As I'm writing this, I am sitting alone on the lawn of uni, not daring to move one meter in case Mr K. shows up.
We were supposed to meet up on the front lawn, but here I am, sitting alone.
Since I did not take my cellphone, I find myself in a tricky situation where I'm starting to feel as if I got our meeting point wrong, but don't dare move just in case I did get it right and he's late.
Who knew that at 22, I could still feel as confused as I did when I was 8 and my mom would be late to pick me up after ballet class...
I can't really blame anyone but myself though.
See, I've been quite rebellious lately.
Unlike all my peers, flaunting their smart phones at every occasion, I am proud to say that (despite having a shiny, efficient one) I function without a cellphone.
Apart from the damage I'm NOT doing to my brain (bad, bad cellphone micro waves), I can't see many advantages though.
Ever since I decided to go all Christopher Mccandless, I've upset my fair share of friends, waiting for me in places I had no idea that they were at.
(No matter how much you repeat it, this generation doesn't grasp the concept of not being able to reach someone by mobile phone)
I have lost count of how many times I woke up at the crack of dawn, only to find out inside en empty classroom that my earliest class had been cancelled and that the same friends that have to wait for me all the time had tried unsuccessfully to warn me about it.
I had to explain to my Dad that no, really, I wasn't filtering his calls at all and that yes, I was still his little girl, happy to talk to him whenever I got the chance.
All in all, being unreachable has proved to be pretty sucky.
Lately though, the situation has been getting out of control.

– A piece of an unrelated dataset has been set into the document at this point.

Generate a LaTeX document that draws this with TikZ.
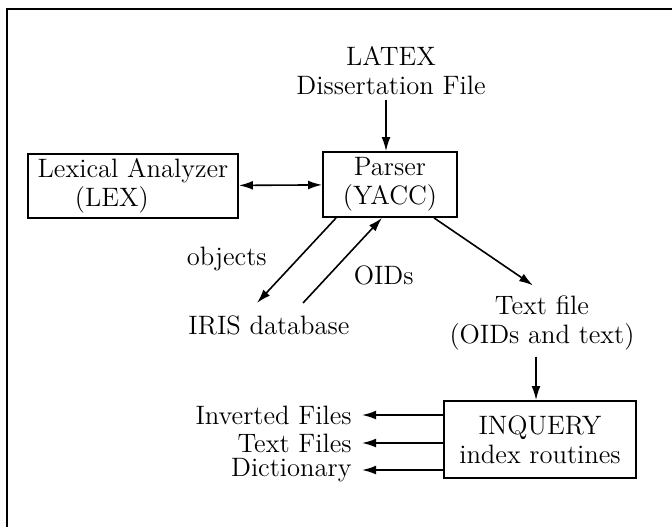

Ever since we broke one of our keys to the building, our every move out of the apartment requires military organization.
We sneak around campus like spies, meeting only long enough to drop the key before running off to our classes.
Despite that, I'm pretty sure that I'm know in the building as "the b*tch who forgot her key AGAIN".
Not a good thing when you often need your neighbors to pick up your mail.
Not a good thing either to have to hide from your friends because you just said goodbye to meet up with your boyfriend but really, you're sitting alone 10 meters aways from them.
So here I am, faced with no choice but to give in.
As I wait on the lawn, my jeans getting more dirty by the second (really spring lawn?all that sunshine and you're not even dry?), all I can think is "please, let Mr K. find me before the shops closes, I have to buy a prepaid phone card".
At least, now that I'll have my cellphone back, I won't risk dying alone in the Alaskan wilderness anymore.